--> The Wagner Daily

The Wagner Daily


Commentary:

The broad market wrapped up last week with a lackluster session on Friday, as each of the major indices traded in a very narrow, sideways range and subsequently closed nearly unchanged. Friday’s session was a bit boring for both the bulls and bears, as the S&P 500 spent most of the day in less than a 5-point trading range. Despite being the last session of the week, traders saw little reason to take action going into the final hour, so the S&P 500, Nasdaq Composite, and Dow Jones Industrials each closed between flat and 0.1% lower. As we often see on narrow-range days, total market volume declined as well. Volume in the NYSE came in 11% lighter, while volume in the Nasdaq was 21% lower than the previous day’s level. For the week, each of the major indices registered minor losses, but on heavier volume.

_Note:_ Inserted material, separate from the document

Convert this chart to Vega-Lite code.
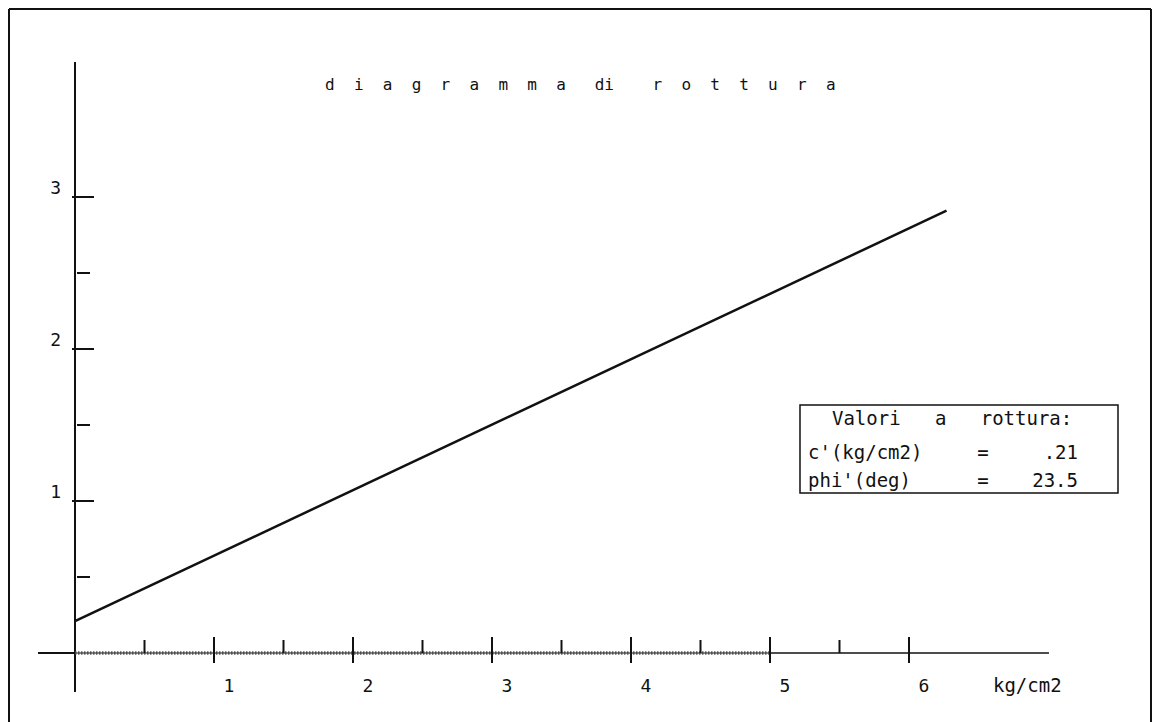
{
  "$schema": "https://vega.github.io/schema/vega-lite/v6.json",
  "width": 1160,
  "height": 722,
  "padding": 0,
  "autosize": {"type": "none"},
  "background": "#ffffff",
  "config": {
    "view": {"stroke": null},
    "text": {"font": "DejaVu Sans Mono", "fontSize": 18, "color": "#111111"},
    "rule": {"color": "#111111"},
    "tick": {"color": "#111111"},
    "line": {"color": "#111111"}
  },
  "datasets": {
    "ticks": [
      {"axis": "x", "kind": "minor", "v": 0.5, "label": ""},
      {"axis": "x", "kind": "major", "v": 1, "label": "1"},
      {"axis": "x", "kind": "minor", "v": 1.5, "label": ""},
      {"axis": "x", "kind": "major", "v": 2, "label": "2"},
      {"axis": "x", "kind": "minor", "v": 2.5, "label": ""},
      {"axis": "x", "kind": "major", "v": 3, "label": "3"},
      {"axis": "x", "kind": "minor", "v": 3.5, "label": ""},
      {"axis": "x", "kind": "major", "v": 4, "label": "4"},
      {"axis": "x", "kind": "minor", "v": 4.5, "label": ""},
      {"axis": "x", "kind": "major", "v": 5, "label": "5"},
      {"axis": "x", "kind": "minor", "v": 5.5, "label": ""},
      {"axis": "x", "kind": "major", "v": 6, "label": "6"},
      {"axis": "y", "kind": "minor", "v": 0.5, "label": ""},
      {"axis": "y", "kind": "major", "v": 1, "label": "1"},
      {"axis": "y", "kind": "minor", "v": 1.5, "label": ""},
      {"axis": "y", "kind": "major", "v": 2, "label": "2"},
      {"axis": "y", "kind": "minor", "v": 2.5, "label": ""},
      {"axis": "y", "kind": "major", "v": 3, "label": "3"}
    ],
    "envelope": [
      {"sigma": 0, "tau": 0.21},
      {"sigma": 6.27, "tau": 2.91}
    ]
  },
  "layer": [
    {
      "data": {"values": [{}]},
      "mark": {"type": "rule", "strokeWidth": 2},
      "encoding": {
        "x": {"datum": -0.4748, "type": "quantitative", "scale": {"domain": [-0.5396, 7.8058], "nice": false, "zero": false}, "axis": null},
        "y": {"datum": -0.454, "type": "quantitative", "scale": {"domain": [-0.454, 4.2961], "nice": false, "zero": false}, "axis": null},
        "y2": {"datum": 4.2368}
      }
    },
    {
      "data": {"values": [{}]},
      "mark": {"type": "rule", "strokeWidth": 2},
      "encoding": {
        "x": {"datum": -0.4748, "type": "quantitative", "scale": {"domain": [-0.5396, 7.8058], "nice": false, "zero": false}, "axis": null},
        "x2": {"datum": 7.7410},
        "y": {"datum": 4.2368, "type": "quantitative", "scale": {"domain": [-0.454, 4.2961], "nice": false, "zero": false}, "axis": null}
      }
    },
    {
      "data": {"values": [{}]},
      "mark": {"type": "rule", "strokeWidth": 2},
      "encoding": {
        "x": {"datum": 7.7410, "type": "quantitative", "scale": {"domain": [-0.5396, 7.8058], "nice": false, "zero": false}, "axis": null},
        "y": {"datum": -0.454, "type": "quantitative", "scale": {"domain": [-0.454, 4.2961], "nice": false, "zero": false}, "axis": null},
        "y2": {"datum": 4.2368}
      }
    },
    {
      "data": {"values": [{}]},
      "mark": {"type": "rule", "strokeWidth": 2},
      "encoding": {
        "x": {"datum": 0, "type": "quantitative", "scale": {"domain": [-0.5396, 7.8058], "nice": false, "zero": false}, "axis": null},
        "y": {"datum": -0.257, "type": "quantitative", "scale": {"domain": [-0.454, 4.2961], "nice": false, "zero": false}, "axis": null},
        "y2": {"datum": 3.888}
      }
    },
    {
      "data": {"values": [{}]},
      "mark": {"type": "rule", "strokeWidth": 2},
      "encoding": {
        "x": {"datum": -0.266, "type": "quantitative", "scale": {"domain": [-0.5396, 7.8058], "nice": false, "zero": false}, "axis": null},
        "x2": {"datum": 0},
        "y": {"datum": 0, "type": "quantitative", "scale": {"domain": [-0.454, 4.2961], "nice": false, "zero": false}, "axis": null}
      }
    },
    {
      "data": {"values": [{}]},
      "mark": {"type": "rule", "strokeWidth": 1.2},
      "encoding": {
        "x": {"datum": 0, "type": "quantitative", "scale": {"domain": [-0.5396, 7.8058], "nice": false, "zero": false}, "axis": null},
        "x2": {"datum": 5},
        "y": {"datum": 0, "type": "quantitative", "scale": {"domain": [-0.454, 4.2961], "nice": false, "zero": false}, "axis": null}
      }
    },
    {
      "data": {"values": [{}]},
      "mark": {"type": "rule", "strokeWidth": 3.5, "color": "#444444", "strokeDash": [1.5, 1.5], "opacity": 0.85},
      "encoding": {
        "x": {"datum": 0, "type": "quantitative", "scale": {"domain": [-0.5396, 7.8058], "nice": false, "zero": false}, "axis": null},
        "x2": {"datum": 5},
        "y": {"datum": 0, "type": "quantitative", "scale": {"domain": [-0.454, 4.2961], "nice": false, "zero": false}, "axis": null}
      }
    },
    {
      "data": {"values": [{}]},
      "mark": {"type": "rule", "strokeWidth": 1.5},
      "encoding": {
        "x": {"datum": 5, "type": "quantitative", "scale": {"domain": [-0.5396, 7.8058], "nice": false, "zero": false}, "axis": null},
        "x2": {"datum": 7.007},
        "y": {"datum": 0, "type": "quantitative", "scale": {"domain": [-0.454, 4.2961], "nice": false, "zero": false}, "axis": null}
      }
    },
    {
      "data": {"name": "ticks"},
      "transform": [{"filter": "datum.axis === 'x' && datum.kind === 'minor'"}],
      "mark": {"type": "tick", "orient": "vertical", "size": 13, "thickness": 2, "opacity": 1},
      "encoding": {
        "x": {"field": "v", "type": "quantitative", "scale": {"domain": [-0.5396, 7.8058], "nice": false, "zero": false}, "axis": null},
        "y": {"datum": 0.0428, "type": "quantitative", "scale": {"domain": [-0.454, 4.2961], "nice": false, "zero": false}, "axis": null}
      }
    },
    {
      "data": {"name": "ticks"},
      "transform": [{"filter": "datum.axis === 'x' && datum.kind === 'major'"}],
      "mark": {"type": "tick", "orient": "vertical", "size": 26, "thickness": 2, "opacity": 1},
      "encoding": {
        "x": {"field": "v", "type": "quantitative", "scale": {"domain": [-0.5396, 7.8058], "nice": false, "zero": false}, "axis": null},
        "y": {"datum": 0.0197, "type": "quantitative", "scale": {"domain": [-0.454, 4.2961], "nice": false, "zero": false}, "axis": null}
      }
    },
    {
      "data": {"name": "ticks"},
      "transform": [{"filter": "datum.axis === 'y' && datum.kind === 'minor'"}],
      "mark": {"type": "tick", "orient": "horizontal", "size": 13, "thickness": 2, "opacity": 1},
      "encoding": {
        "x": {"datum": 0.0612, "type": "quantitative", "scale": {"domain": [-0.5396, 7.8058], "nice": false, "zero": false}, "axis": null},
        "y": {"field": "v", "type": "quantitative", "scale": {"domain": [-0.454, 4.2961], "nice": false, "zero": false}, "axis": null}
      }
    },
    {
      "data": {"name": "ticks"},
      "transform": [{"filter": "datum.axis === 'y' && datum.kind === 'major'"}],
      "mark": {"type": "tick", "orient": "horizontal", "size": 22, "thickness": 2, "opacity": 1},
      "encoding": {
        "x": {"datum": 0.0576, "type": "quantitative", "scale": {"domain": [-0.5396, 7.8058], "nice": false, "zero": false}, "axis": null},
        "y": {"field": "v", "type": "quantitative", "scale": {"domain": [-0.454, 4.2961], "nice": false, "zero": false}, "axis": null}
      }
    },
    {
      "data": {"name": "ticks"},
      "transform": [{"filter": "datum.axis === 'x' && datum.kind === 'major'"}],
      "mark": {"type": "text", "align": "center", "baseline": "alphabetic", "dx": 15, "dy": 39},
      "encoding": {
        "x": {"field": "v", "type": "quantitative", "scale": {"domain": [-0.5396, 7.8058], "nice": false, "zero": false}, "axis": null},
        "y": {"datum": 0, "type": "quantitative", "scale": {"domain": [-0.454, 4.2961], "nice": false, "zero": false}, "axis": null},
        "text": {"field": "label"}
      }
    },
    {
      "data": {"name": "ticks"},
      "transform": [{"filter": "datum.axis === 'y' && datum.kind === 'major'"}],
      "mark": {"type": "text", "align": "right", "baseline": "alphabetic", "dx": -14, "dy": -3},
      "encoding": {
        "x": {"datum": 0, "type": "quantitative", "scale": {"domain": [-0.5396, 7.8058], "nice": false, "zero": false}, "axis": null},
        "y": {"field": "v", "type": "quantitative", "scale": {"domain": [-0.454, 4.2961], "nice": false, "zero": false}, "axis": null},
        "text": {"field": "label"}
      }
    },
    {
      "data": {"values": [{"unit": "kg/cm2"}]},
      "mark": {"type": "text", "align": "left", "baseline": "alphabetic", "fontSize": 19},
      "encoding": {
        "x": {"datum": 6.604, "type": "quantitative", "scale": {"domain": [-0.5396, 7.8058], "nice": false, "zero": false}, "axis": null},
        "y": {"datum": -0.2566, "type": "quantitative", "scale": {"domain": [-0.454, 4.2961], "nice": false, "zero": false}, "axis": null},
        "text": {"field": "unit"}
      }
    },
    {
      "data": {"name": "envelope"},
      "mark": {"type": "line", "strokeWidth": 2.5},
      "encoding": {
        "x": {"field": "sigma", "type": "quantitative", "scale": {"domain": [-0.5396, 7.8058], "nice": false, "zero": false}, "axis": null},
        "y": {"field": "tau", "type": "quantitative", "scale": {"domain": [-0.454, 4.2961], "nice": false, "zero": false}, "axis": null}
      }
    },
    {
      "data": {"values": [{"t": "d\u00a0\u00a0i\u00a0\u00a0a\u00a0\u00a0g\u00a0\u00a0r\u00a0\u00a0a\u00a0\u00a0m\u00a0\u00a0m\u00a0\u00a0a\u00a0\u00a0\u00a0di\u00a0\u00a0\u00a0\u00a0r\u00a0\u00a0o\u00a0\u00a0t\u00a0\u00a0t\u00a0\u00a0u\u00a0\u00a0r\u00a0\u00a0a"}]},
      "mark": {"type": "text", "align": "left", "baseline": "alphabetic", "fontSize": 16},
      "encoding": {
        "x": {"datum": 1.7986, "type": "quantitative", "scale": {"domain": [-0.5396, 7.8058], "nice": false, "zero": false}, "axis": null},
        "y": {"datum": 3.7039, "type": "quantitative", "scale": {"domain": [-0.454, 4.2961], "nice": false, "zero": false}, "axis": null},
        "text": {"field": "t"}
      }
    },
    {
      "data": {"values": [{}]},
      "mark": {"type": "rect", "fill": "#ffffff", "stroke": "#111111", "strokeWidth": 1.5},
      "encoding": {
        "x": {"datum": 5.2158, "type": "quantitative", "scale": {"domain": [-0.5396, 7.8058], "nice": false, "zero": false}, "axis": null},
        "x2": {"datum": 7.5036},
        "y": {"datum": 1.0526, "type": "quantitative", "scale": {"domain": [-0.454, 4.2961], "nice": false, "zero": false}, "axis": null},
        "y2": {"datum": 1.6316}
      }
    },
    {
      "data": {"values": [{"h": "Valori\u00a0\u00a0\u00a0a\u00a0\u00a0\u00a0rottura:"}]},
      "mark": {"type": "text", "align": "left", "baseline": "alphabetic", "fontSize": 19},
      "encoding": {
        "x": {"datum": 5.446, "type": "quantitative", "scale": {"domain": [-0.5396, 7.8058], "nice": false, "zero": false}, "axis": null},
        "y": {"datum": 1.5, "type": "quantitative", "scale": {"domain": [-0.454, 4.2961], "nice": false, "zero": false}, "axis": null},
        "text": {"field": "h"}
      }
    },
    {
      "data": {"values": [{"name": "c'(kg/cm2)", "eq": "=", "value": ".21"}]},
      "encoding": {
        "y": {"datum": 1.2763, "type": "quantitative", "scale": {"domain": [-0.454, 4.2961], "nice": false, "zero": false}, "axis": null}
      },
      "layer": [
        {
          "mark": {"type": "text", "align": "left", "baseline": "alphabetic", "fontSize": 19},
          "encoding": {
            "x": {"datum": 5.2734, "type": "quantitative", "scale": {"domain": [-0.5396, 7.8058], "nice": false, "zero": false}, "axis": null},
            "text": {"field": "name"}
          }
        },
        {
          "mark": {"type": "text", "align": "center", "baseline": "alphabetic", "fontSize": 19},
          "encoding": {
            "x": {"datum": 6.532, "type": "quantitative", "scale": {"domain": [-0.5396, 7.8058], "nice": false, "zero": false}, "axis": null},
            "text": {"field": "eq"}
          }
        },
        {
          "mark": {"type": "text", "align": "right", "baseline": "alphabetic", "fontSize": 19},
          "encoding": {
            "x": {"datum": 7.2158, "type": "quantitative", "scale": {"domain": [-0.5396, 7.8058], "nice": false, "zero": false}, "axis": null},
            "text": {"field": "value"}
          }
        }
      ]
    },
    {
      "data": {"values": [{"name": "phi'(deg)", "eq": "=", "value": "23.5"}]},
      "encoding": {
        "y": {"datum": 1.0921, "type": "quantitative", "scale": {"domain": [-0.454, 4.2961], "nice": false, "zero": false}, "axis": null}
      },
      "layer": [
        {
          "mark": {"type": "text", "align": "left", "baseline": "alphabetic", "fontSize": 19},
          "encoding": {
            "x": {"datum": 5.2734, "type": "quantitative", "scale": {"domain": [-0.5396, 7.8058], "nice": false, "zero": false}, "axis": null},
            "text": {"field": "name"}
          }
        },
        {
          "mark": {"type": "text", "align": "center", "baseline": "alphabetic", "fontSize": 19},
          "encoding": {
            "x": {"datum": 6.532, "type": "quantitative", "scale": {"domain": [-0.5396, 7.8058], "nice": false, "zero": false}, "axis": null},
            "text": {"field": "eq"}
          }
        },
        {
          "mark": {"type": "text", "align": "right", "baseline": "alphabetic", "fontSize": 19},
          "encoding": {
            "x": {"datum": 7.2158, "type": "quantitative", "scale": {"domain": [-0.5396, 7.8058], "nice": false, "zero": false}, "axis": null},
            "text": {"field": "value"}
          }
        }
      ]
    }
  ]
}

In last Friday morning’s Wagner Daily, we showed you how the S&P 500 Index had closed right at resistance of its hourly downtrend line, which began with the high of December 3. Friday’s subsequent lack of action means the index remains near that same downtrend line. It also appears that the 1,192 level has become an area of horizontal, short-term price resistance that is worthy of keeping an eye on today. The red horizontal line on the daily chart below illustrates the resistance around the 1,192 level (which also corresponds with 119.55 on SPY):

The Nasdaq Composite has found a similar area of short-term, horizontal price resistance at the 2,135 level. However, the difference between the S&P and Nasdaq is that the S&P has recovered nearly all of its losses from December 7, but the Nasdaq has only made up half of its loss from that same day. Therefore, the Nasdaq technically has more overhead supply than both the S&P and Dow. As you know, this divergence has been attributed to the relative weakness of the Semiconductor Index ($SOX), which ran into resistance of both its 50 and 200-WEEK moving averages last week. The daily chart of the Nasdaq Composite below illustrates the resistance at the 2,135 level. Also note support of the 20-day moving average at last week’s low:

If the Nasdaq manages to rally and close above the 2,135 level, don’t forget that 2,152 is key resistance of its prior high from January 2004. The first test of the January high that occurred last week resulted in a brisk selloff on December 7.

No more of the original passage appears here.